Note that these results in EHD are not the same as the level of PC fighter that would be fairly matched against a given monster. If a PC is assumed to have better equipment, more magical arms and armor, and also receives a survival benefit (filtering effect) to ability scores, then those fighters will be much more proficient in battling monsters than shown here (like, say, able to contend with a monster of EHD +50% over their own level, as a zeroth-order estimate).

The Monsters: I implemented almost all the monsters in the OD&D random dungeon monster tables, and almost all of their special abilities. Sticking with OD&D rules, Hit Dice and damage dice are still d6's in almost all cases (damage 1d6 for all attacks by default, with exceptions noted in the Vol-2 text: e.g., ogres 1d6+2, giants 2d6, earth elementals 3d6, and a maximum 4d6 suggested for the largest of sea monsters or a Tyrannosaurus).

By necessity, many interpretations must be made regarding the monster statistics. In particular, OD&D included no statistics for any of the giant animal types referenced in the random tables (giant spiders, centipedes, ants, snakes, scorpions, etc.) In some cases we can look to Sup-I which included alternate attacks and damage for some of these types, although translating back to d6-based dice was done. In other cases I looked to the AD&D Monster Manual for the intention behind giant animal Hit Dice, armor class, attacks, and special abilities (the AD&D MM is compatible with OD&D in almost every way, and was chiefly a compilation of prior material).

I'll leave that as the end of Part 1 of this analysis.

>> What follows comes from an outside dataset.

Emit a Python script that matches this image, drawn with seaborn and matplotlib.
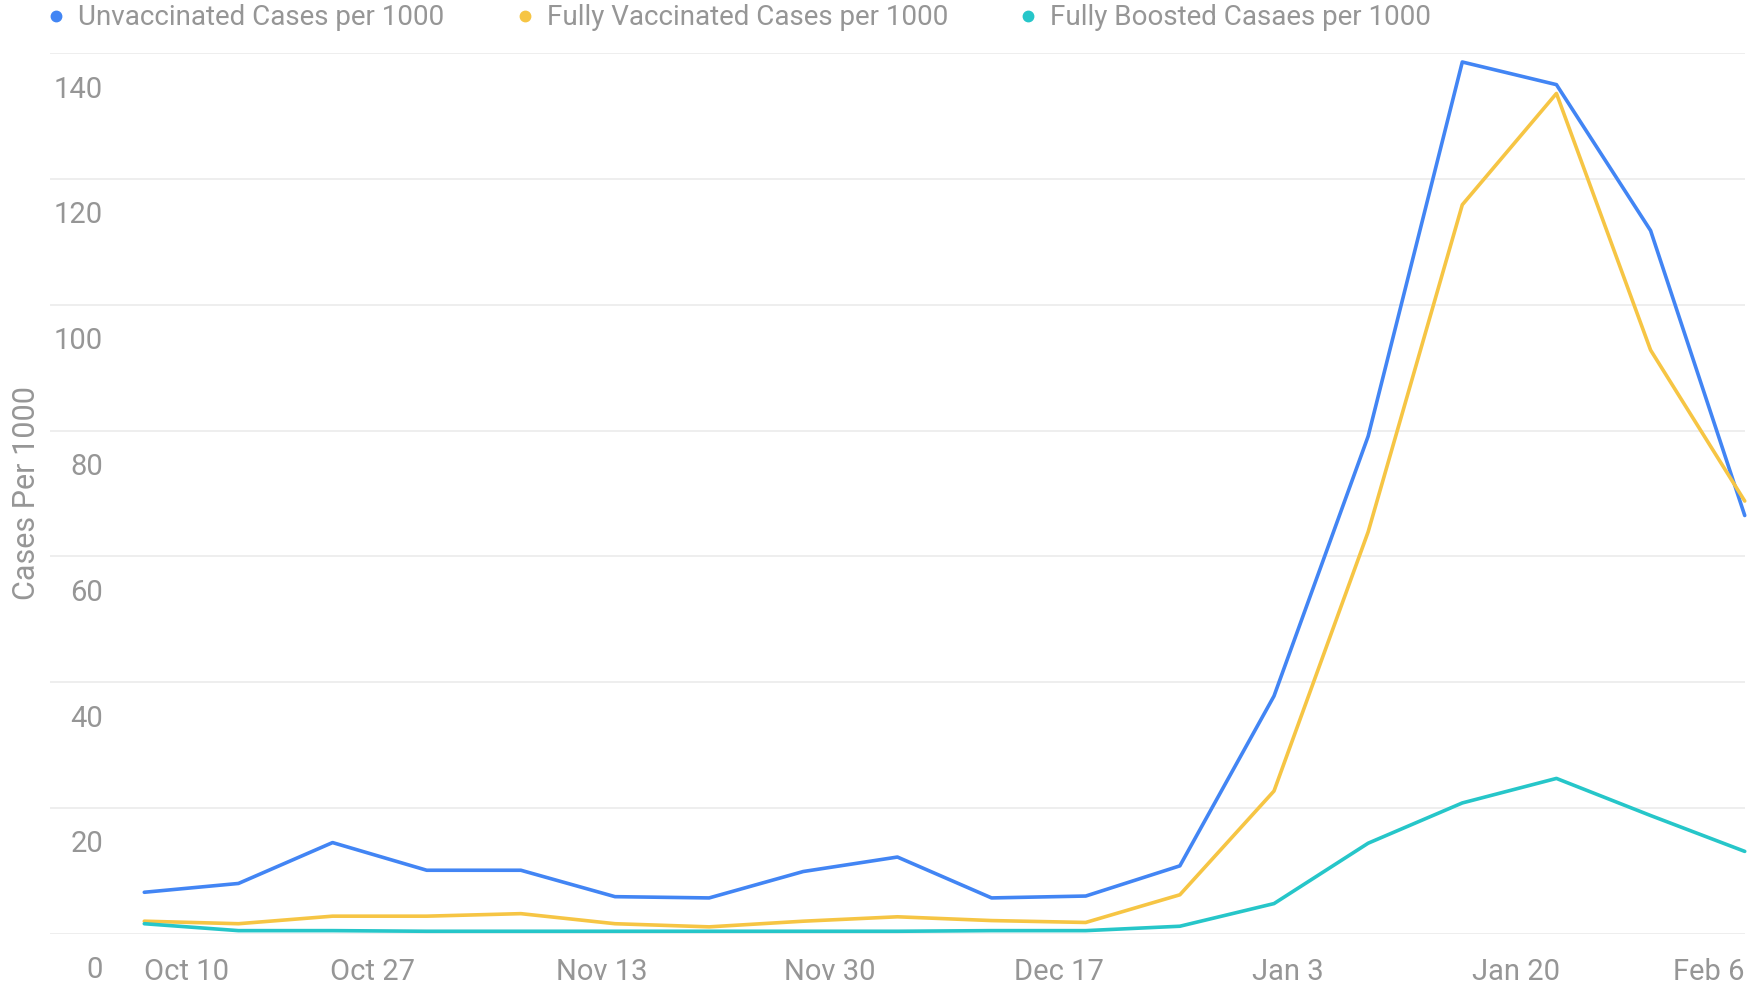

Next time: Commentary on individual monsters and special ability effects. Below, two downloads: First, a data file of the exact monsters and statistics used in this simulation, if you want to inspect that. Second, the current Arena code (Java) if you want to audit or compile that yourself.

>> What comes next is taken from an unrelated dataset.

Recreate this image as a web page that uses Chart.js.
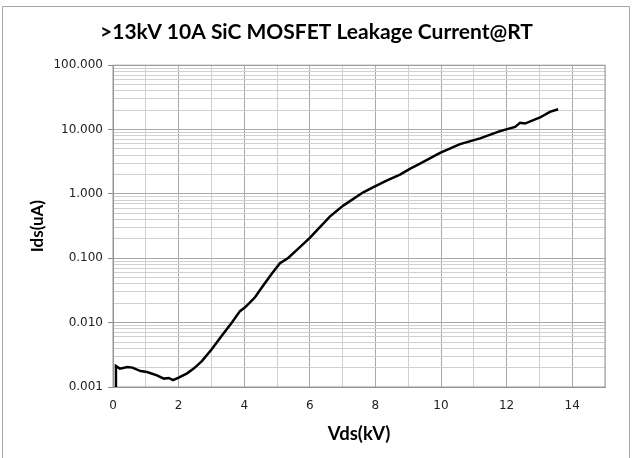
<!DOCTYPE html>
<html lang="en">
  <head>
    <meta charset="UTF-8" />
    <meta name="viewport" content="width=device-width, initial-scale=1.0" />
    <title>SiC MOSFET Leakage Current</title>
    <script src="https://cdn.jsdelivr.net/npm/chart.js"></script>
    <style>
      body { margin: 0; background: #fff; }
    </style>
  </head>
  <body>
    <canvas id="leakageChart" width="638" height="458"></canvas>
    <script>
      // Vds in kV, Ids in uA
      const vds = [
        0.09, 0.09, 0.21, 0.44, 0.59, 0.84, 1.04, 1.34, 1.55, 1.7, 1.83, 2.0,
        2.26, 2.46, 2.71, 3.01, 3.31, 3.62, 3.87, 4.02, 4.33, 4.58, 4.84, 5.09,
        5.34, 5.55, 6.0, 6.61, 7.02, 7.63, 7.94, 8.34, 8.75, 9.05, 9.36, 9.97,
        10.58, 11.19, 11.8, 12.26, 12.41, 12.56, 13.02, 13.32, 13.57
      ];
      const ids = [
        0.001, 0.00212, 0.00193, 0.00205, 0.002, 0.00177, 0.00171, 0.00152,
        0.00135, 0.00138, 0.00128, 0.0014, 0.00163, 0.00193, 0.00253, 0.00385,
        0.0062, 0.01, 0.0151, 0.0171, 0.0248, 0.0377, 0.0573, 0.0836, 0.101,
        0.127, 0.207, 0.445, 0.658, 1.06, 1.27, 1.61, 2.0, 2.45, 2.95, 4.35,
        5.93, 7.28, 9.44, 11.0, 12.7, 12.4, 15.4, 18.8, 20.7
      ];

      const yDecades = [0.001, 0.01, 0.1, 1, 10, 100];
      const yTickLabels = ['0.001', '0.010', '0.100', '1.000', '10.000', '100.000'];
      const xTickLabels = ['0', '2', '4', '6', '8', '10', '12', '14'];

      // log grid: 1..9 in each decade
      const yGridValues = [];
      yDecades.forEach((d, i) => {
        yGridValues.push(d);
        if (i < yDecades.length - 1) {
          for (let k = 2; k <= 9; k++) yGridValues.push(Number((d * k).toPrecision(3)));
        }
      });
      const isDecade = (v) => yDecades.some((d) => Math.abs(d - v) < d * 1e-6);

      const framePlugin = {
        id: 'frames',
        beforeDraw: (chart) => {
          const ctx = chart.ctx;
          ctx.save();
          ctx.fillStyle = '#fff';
          ctx.fillRect(0, 0, chart.width, chart.height);
          ctx.strokeStyle = '#a6a6a6';
          ctx.lineWidth = 1;
          ctx.beginPath();
          ctx.moveTo(2.5, chart.height);
          ctx.lineTo(2.5, 6.5);
          ctx.lineTo(629.5, 6.5);
          ctx.lineTo(629.5, chart.height);
          ctx.stroke();
          ctx.restore();
        },
        beforeDatasetsDraw: (chart) => {
          const { ctx, chartArea: a } = chart;
          ctx.save();
          ctx.strokeStyle = '#9a9a9a';
          ctx.lineWidth = 1;
          ctx.strokeRect(a.left, a.top, a.right - a.left, a.bottom - a.top);
          ctx.restore();
        },
      };

      const config = {
        type: 'line',
        data: {
          datasets: [
            {
              data: vds.map((v, i) => ({ x: v, y: ids[i] })),
              borderColor: '#000',
              borderWidth: 2.5,
              pointRadius: 0,
              tension: 0,
              fill: false,
            },
          ],
        },
        options: {
          responsive: false,
          animation: false,
          layout: { padding: { left: 0, right: 5, top: 0, bottom: 0 } },
          plugins: {
            legend: { display: false },
            tooltip: { enabled: false },
            title: {
              display: true,
              text: '>13kV 10A SiC MOSFET Leakage Current@RT',
              color: '#000',
              font: { family: 'Lato', size: 21, weight: 'bold' },
              padding: { top: 20, bottom: 20 },
            },
          },
          scales: {
            x: {
              type: 'linear',
              min: 0,
              max: 15,
              afterFit: (scale) => { scale.height = 71; },
              ticks: {
                stepSize: 1,
                autoSkip: false,
                maxRotation: 0,
                padding: 12,
                color: '#222',
                font: { family: 'DejaVu Sans', size: 12 },
                callback: (v) => (v % 2 === 0 && xTickLabels.includes(String(v)) ? String(v) : ''),
              },
              grid: {
                drawTicks: false,
                color: (c) => (c.tick && c.tick.value % 2 === 0 ? '#a9a9a9' : '#d0d0d0'),
              },
              border: { color: '#8c8c8c' },
              title: {
                display: true,
                text: 'Vds(kV)',
                color: '#000',
                font: { family: 'Lato', size: 18.5, weight: 'bold' },
                padding: { top: 0, bottom: 13 },
              },
            },
            y: {
              type: 'logarithmic',
              min: 0.001,
              max: 100,
              afterFit: (scale) => { scale.width = 113; },
              afterBuildTicks: (scale) => {
                scale.ticks = yGridValues.map((v) => ({ value: v }));
              },
              ticks: {
                autoSkip: false,
                padding: 5,
                color: '#222',
                font: { family: 'DejaVu Sans', size: 12 },
                callback: (v) => {
                  const i = yDecades.findIndex((d) => Math.abs(d - v) < d * 1e-6);
                  return i >= 0 ? yTickLabels[i] : '';
                },
              },
              grid: {
                tickLength: 5,
                color: (c) => (c.tick && isDecade(c.tick.value) ? '#a9a9a9' : '#d0d0d0'),
                tickColor: (c) => (c.tick && isDecade(c.tick.value) ? '#8c8c8c' : 'rgba(0,0,0,0)'),
              },
              border: { color: '#8c8c8c' },
              title: {
                display: true,
                text: 'Ids(uA)',
                color: '#000',
                font: { family: 'Lato', size: 17, weight: 'bold' },
                padding: { top: 27, bottom: 0 },
              },
            },
            // empty right-hand spacer so the title centres over the whole box
            spacer: {
              type: 'linear',
              position: 'right',
              afterFit: (scale) => { scale.width = 28; },
              grid: { display: false },
              ticks: { display: false },
              border: { display: false },
            },
          },
        },
        plugins: [framePlugin],
      };

      const leakageChart = new Chart(document.getElementById('leakageChart'), config);
    </script>
  </body>
</html>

P.S.: Tell me if you would desire the Arena program being packaged up so you could run it from a command-line with needing to compile it yourself (say: to input and measure your own unique monsters, or monsters with adjusted stats, or experiments with totally different assumptions)? If more than a couple people express interest in that, I could do it.

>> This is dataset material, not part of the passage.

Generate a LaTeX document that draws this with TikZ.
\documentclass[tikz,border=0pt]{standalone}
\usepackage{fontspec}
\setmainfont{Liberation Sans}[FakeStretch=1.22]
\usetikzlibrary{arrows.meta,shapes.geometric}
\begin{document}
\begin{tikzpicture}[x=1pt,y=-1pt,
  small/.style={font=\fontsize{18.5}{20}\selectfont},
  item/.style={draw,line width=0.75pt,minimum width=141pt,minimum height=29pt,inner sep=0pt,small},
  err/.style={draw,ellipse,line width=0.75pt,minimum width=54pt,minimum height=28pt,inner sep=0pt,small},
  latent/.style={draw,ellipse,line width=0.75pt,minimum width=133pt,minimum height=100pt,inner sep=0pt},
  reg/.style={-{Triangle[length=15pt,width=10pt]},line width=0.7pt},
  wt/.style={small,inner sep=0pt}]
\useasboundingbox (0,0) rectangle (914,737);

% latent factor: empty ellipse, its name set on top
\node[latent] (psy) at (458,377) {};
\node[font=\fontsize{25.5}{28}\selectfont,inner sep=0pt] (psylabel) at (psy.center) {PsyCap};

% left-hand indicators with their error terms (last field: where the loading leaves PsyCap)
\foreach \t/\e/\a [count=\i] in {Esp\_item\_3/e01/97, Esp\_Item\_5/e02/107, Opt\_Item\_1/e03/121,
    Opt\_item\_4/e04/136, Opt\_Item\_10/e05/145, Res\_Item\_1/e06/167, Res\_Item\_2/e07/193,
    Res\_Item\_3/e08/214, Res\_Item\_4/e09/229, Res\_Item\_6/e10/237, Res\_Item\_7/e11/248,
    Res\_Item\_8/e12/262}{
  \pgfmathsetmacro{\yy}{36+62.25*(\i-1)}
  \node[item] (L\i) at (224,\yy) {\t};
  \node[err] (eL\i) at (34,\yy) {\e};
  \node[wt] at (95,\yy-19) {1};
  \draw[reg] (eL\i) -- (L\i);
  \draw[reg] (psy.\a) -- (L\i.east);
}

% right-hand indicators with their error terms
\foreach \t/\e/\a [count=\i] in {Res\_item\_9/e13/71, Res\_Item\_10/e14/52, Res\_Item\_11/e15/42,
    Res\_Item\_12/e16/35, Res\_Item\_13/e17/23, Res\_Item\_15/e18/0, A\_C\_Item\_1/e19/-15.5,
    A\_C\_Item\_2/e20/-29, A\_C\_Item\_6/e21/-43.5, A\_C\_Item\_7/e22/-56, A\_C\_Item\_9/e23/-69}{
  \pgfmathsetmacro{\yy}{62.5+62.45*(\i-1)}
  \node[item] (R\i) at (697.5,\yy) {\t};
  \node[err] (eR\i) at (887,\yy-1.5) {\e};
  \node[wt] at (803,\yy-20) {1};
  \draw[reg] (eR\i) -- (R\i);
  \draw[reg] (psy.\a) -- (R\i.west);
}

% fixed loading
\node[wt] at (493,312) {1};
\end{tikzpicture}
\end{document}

  1. I can't see an explanation anywhere - what does the "Mult." column in that table represent?

    Looking at those numbers, it seems like it might be fairly reasonable to simply ignore smaller monster abilities (e.g., extra damage, constriction, et al.) and double the XP reward for those with major abilities (or a plethora of abilities, like the vampire). The only ones that really break the mold are the werewolf, manticore, medusa, chimera, purple worm, and hydrae with more than 6 heads.

    If you want to get more technical, it seems like in order to keep up with the PC fighter, a mid-level monster needs to either have two attacks or deal two dice of damage, while a high-level monster needs three attacks or three dice.

    A monster dealing less than this will lag behind, though save-or-die abilities short-circuit that and make the monster powerful regardless.

    On the other hand, monsters that exceed damage expectations - most notably the 10-headed hydra - have their EHD increased by roughly the same proportion by which their damage exceeds the expectation. This also explains the manticore's weird EHD value - throwing 1d6 tail spikes that deal 1d6 damage each is approximately 50% more powerful than the 2d6 expected damage for its level (in actual fact, it might even be more deadly than you give it credit for, since it can fly while doing that, forcing the fighter to drop his sword and shield and take up a bow instead).

    1. Right, I agree with that, and that's how I'd likely use this table; only implement XP adjustments for places where the value effectively doubled. The "Mult." (multiplier) column is precisely that; the number of times you should add another 100% XP bonus for the creature ("number of asterisks", if you will, hearkening to Moldvay/Cook). So the Giant Ant (poisonous warrior here) is the first, and Manticore the second, creatures to get an XP bonus by doubling. Medusa should have her XP tripled, etc. Other thing about the Manticore is it's one of the few monsters I interpret as having 3 full-dice attacks in melee; another is Giant Scorpion, who with its poison sting is one of the next double-XP examples. Good observations.

    2. Ah; I was having trouble with that because the heading put true multiplication in my mind (where a 2 would mean doubling) rather than a "number of asterisks" type system. The negative number for the werewolf really threw me for a loop!

      And yeah, I figured you might do something like that; I was pontificating more with a mind toward grabbing extra monsters from later supplements - or constructing new ones altogether - and how to valuate them without the need to run simulations. So if it boils down to "save-or-die attack is worthy of doubling XP," then determining the challenge and XP value of a bodak or catoblepas becomes easy.

    3. One thing I'm finding in the next iteration is that there's a noticeable difference between save-or-die-on-hit (like: wyvern, scorpion) and save-or-die-to-area (like: by gaze from basilisk, catoblepas, etc.) The former is more effective against a few high-level heroes, while the latter is more effective against low-level mobs -- although greatly dependent on how the DM adjudicates who has to save from the gaze when.

      That said: Yes, one 100% bump from a save-or-die ability is a pretty good first approximation.

  2. Delta, this whole series of posts is just awesome. I can't find it (although I believe you mentioned it somewhere) but are you using LBB or Greyhawk dice for the PCs? Are the FM d6+1 (for most levels) or d8 per lvl?

    1. Thanks! And good question; I do use Greyhawk dice for the PCs, that is, 1d8 per level for the Fighters (up to 9th).